Job Recognized God Knows How To Best Run A Free World
Job says “my ears had heard of You but now my eyes have seen you” (42:5). God did not say Job sinned by trying to understand God. Job just needed to hear from God and reminding that God was the Magnificent Creator of all (Chapters 39-41). Job perhaps began to realize that he was ultimately challenging God’s wisdom on how to run the universe. God may know a thing or two about running a world that has chosen to rebel again their Creator. Instant justice does not allow room for mercy.
Can Job’s Suffering Provide Insights For Our Sufferings?
God wants us to be comforted by Him in our sufferings by not making any false assumptions, and understand He suffers alongside of us. God wants us to understand our sufferings which are inevitable in a free world, though not caused by God, can serve a purpose in our life and the lives of others we influence. Are there rational reasons that God allows suffering and doesn’t intervene immediately?
- Most understand deserved suffering. Cheat on your partner and all hell can break loss. God never says all of suffering is deserved so shut-up! Job’s suffering was clearly not deserved. Suffering obviously is not always retribution or correction from God. God allows suffering but does not will suffering in the same way.
- Suffering enables us to not fall in love with temporal existence and love what the world offers. We are more likely to look to God, who desires our everlasting happiness, during adversity than prosperity. I am better off when my prayers are not answered. Suffering brings to light our defects so to examine and overcome our weaknesses. No pain no gain is true both physically and emotionally. Profound trust in God during suffering can lead to wisdom about life in general.
- Our suffering can empower us to better serve others. Did Martin Luther King have to suffer to move the scales from the eyes of many how they tolerated bigotry? Personal tragedies or undeserved insults can make us more sensitive to others in similar situations. Miracles turned heads but Jesus’ suffering turned the hearts of billions of followers. Suffering, inevitable in a free world, is necessary if you are going to be of much use to others.
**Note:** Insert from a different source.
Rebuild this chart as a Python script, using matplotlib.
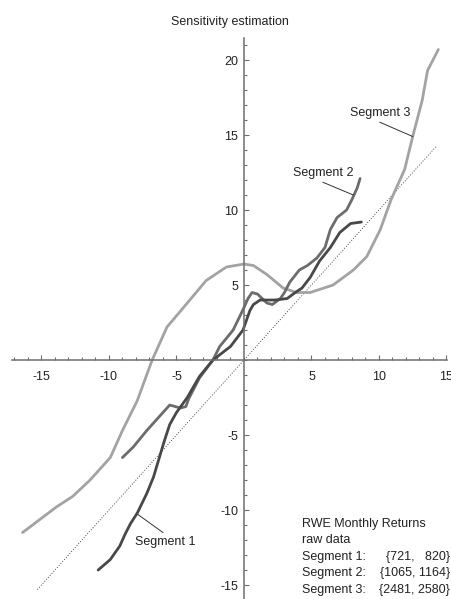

- God could annihilate people at the first sign of evil, but don’t we give our wayward children chances to change no matter the harmed caused to themselves or others? God is merciful and patient in trying to change lives. Our demands for an all-powerful, invulnerable God comes at the expense of trusting God know best how to run the universe and change as many lives as possible through their own volition.
- Job gave up trying to control God, accepting God knew better how to run the universe. Satan had a point. True love in any relationship is determined when you suffer and yet still love. But Satan’s evil brought the exact opposite intended. Ultimately, we may not know all the reasons for why God allows evil to continue or be so random, as Job, but we know one reason is not because God doesn’t love us as evidenced by suffering Himself through Jesus.